Entries with chart source code
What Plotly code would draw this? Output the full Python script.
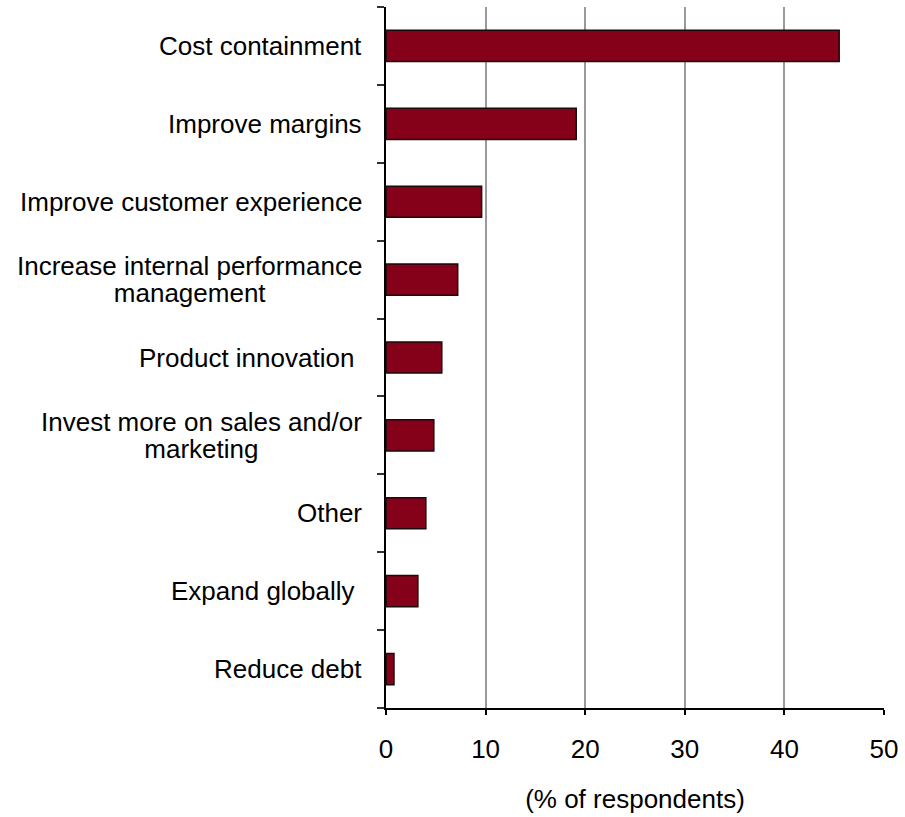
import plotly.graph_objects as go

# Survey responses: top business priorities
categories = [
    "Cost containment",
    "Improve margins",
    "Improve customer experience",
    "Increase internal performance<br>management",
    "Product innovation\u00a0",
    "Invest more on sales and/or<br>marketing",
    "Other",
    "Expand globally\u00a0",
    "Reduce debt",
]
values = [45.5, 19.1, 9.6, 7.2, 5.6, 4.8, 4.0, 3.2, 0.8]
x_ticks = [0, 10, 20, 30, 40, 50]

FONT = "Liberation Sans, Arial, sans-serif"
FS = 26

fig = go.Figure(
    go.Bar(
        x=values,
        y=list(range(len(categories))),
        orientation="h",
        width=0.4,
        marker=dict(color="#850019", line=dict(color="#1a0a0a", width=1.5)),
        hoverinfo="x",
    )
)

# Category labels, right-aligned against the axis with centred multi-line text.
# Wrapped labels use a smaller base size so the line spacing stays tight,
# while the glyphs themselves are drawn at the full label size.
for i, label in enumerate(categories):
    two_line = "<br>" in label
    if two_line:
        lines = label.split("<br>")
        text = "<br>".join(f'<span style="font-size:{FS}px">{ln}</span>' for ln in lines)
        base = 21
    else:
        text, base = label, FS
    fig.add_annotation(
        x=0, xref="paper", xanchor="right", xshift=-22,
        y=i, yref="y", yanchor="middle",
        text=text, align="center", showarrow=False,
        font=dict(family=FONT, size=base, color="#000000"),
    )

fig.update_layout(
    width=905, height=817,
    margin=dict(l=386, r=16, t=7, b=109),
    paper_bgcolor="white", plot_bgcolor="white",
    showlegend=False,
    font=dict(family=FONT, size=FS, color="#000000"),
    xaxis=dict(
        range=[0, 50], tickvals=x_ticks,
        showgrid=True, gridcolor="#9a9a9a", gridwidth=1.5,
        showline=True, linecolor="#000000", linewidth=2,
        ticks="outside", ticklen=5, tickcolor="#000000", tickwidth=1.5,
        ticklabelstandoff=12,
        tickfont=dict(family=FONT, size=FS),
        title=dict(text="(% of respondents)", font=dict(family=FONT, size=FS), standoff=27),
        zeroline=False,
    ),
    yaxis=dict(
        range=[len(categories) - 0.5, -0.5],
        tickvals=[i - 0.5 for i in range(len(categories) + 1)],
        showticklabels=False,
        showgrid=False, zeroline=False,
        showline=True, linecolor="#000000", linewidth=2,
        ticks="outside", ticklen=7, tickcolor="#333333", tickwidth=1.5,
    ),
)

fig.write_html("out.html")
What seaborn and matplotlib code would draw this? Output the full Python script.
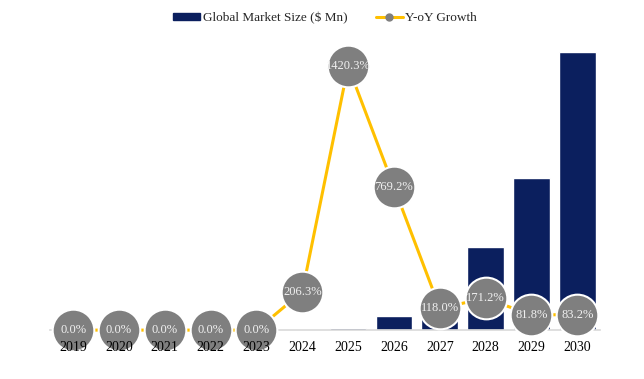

YOUR INSTRUCTIONS:
Quote every record above exactly, leaving out any pictures.

SOLUTION TO THE EXERCISE:
What Plotly code would draw this? Output the full Python script.
import plotly.graph_objects as go

# Survey responses: top business priorities
categories = [
    "Cost containment",
    "Improve margins",
    "Improve customer experience",
    "Increase internal performance<br>management",
    "Product innovation\u00a0",
    "Invest more on sales and/or<br>marketing",
    "Other",
    "Expand globally\u00a0",
    "Reduce debt",
]
values = [45.5, 19.1, 9.6, 7.2, 5.6, 4.8, 4.0, 3.2, 0.8]
x_ticks = [0, 10, 20, 30, 40, 50]

FONT = "Liberation Sans, Arial, sans-serif"
FS = 26

fig = go.Figure(
    go.Bar(
        x=values,
        y=list(range(len(categories))),
        orientation="h",
        width=0.4,
        marker=dict(color="#850019", line=dict(color="#1a0a0a", width=1.5)),
        hoverinfo="x",
    )
)

# Category labels, right-aligned against the axis with centred multi-line text.
# Wrapped labels use a smaller base size so the line spacing stays tight,
# while the glyphs themselves are drawn at the full label size.
for i, label in enumerate(categories):
    two_line = "<br>" in label
    if two_line:
        lines = label.split("<br>")
        text = "<br>".join(f'<span style="font-size:{FS}px">{ln}</span>' for ln in lines)
        base = 21
    else:
        text, base = label, FS
    fig.add_annotation(
        x=0, xref="paper", xanchor="right", xshift=-22,
        y=i, yref="y", yanchor="middle",
        text=text, align="center", showarrow=False,
        font=dict(family=FONT, size=base, color="#000000"),
    )

fig.update_layout(
    width=905, height=817,
    margin=dict(l=386, r=16, t=7, b=109),
    paper_bgcolor="white", plot_bgcolor="white",
    showlegend=False,
    font=dict(family=FONT, size=FS, color="#000000"),
    xaxis=dict(
        range=[0, 50], tickvals=x_ticks,
        showgrid=True, gridcolor="#9a9a9a", gridwidth=1.5,
        showline=True, linecolor="#000000", linewidth=2,
        ticks="outside", ticklen=5, tickcolor="#000000", tickwidth=1.5,
        ticklabelstandoff=12,
        tickfont=dict(family=FONT, size=FS),
        title=dict(text="(% of respondents)", font=dict(family=FONT, size=FS), standoff=27),
        zeroline=False,
    ),
    yaxis=dict(
        range=[len(categories) - 0.5, -0.5],
        tickvals=[i - 0.5 for i in range(len(categories) + 1)],
        showticklabels=False,
        showgrid=False, zeroline=False,
        showline=True, linecolor="#000000", linewidth=2,
        ticks="outside", ticklen=7, tickcolor="#333333", tickwidth=1.5,
    ),
)

fig.write_html("out.html")
What seaborn and matplotlib code would draw this? Output the full Python script.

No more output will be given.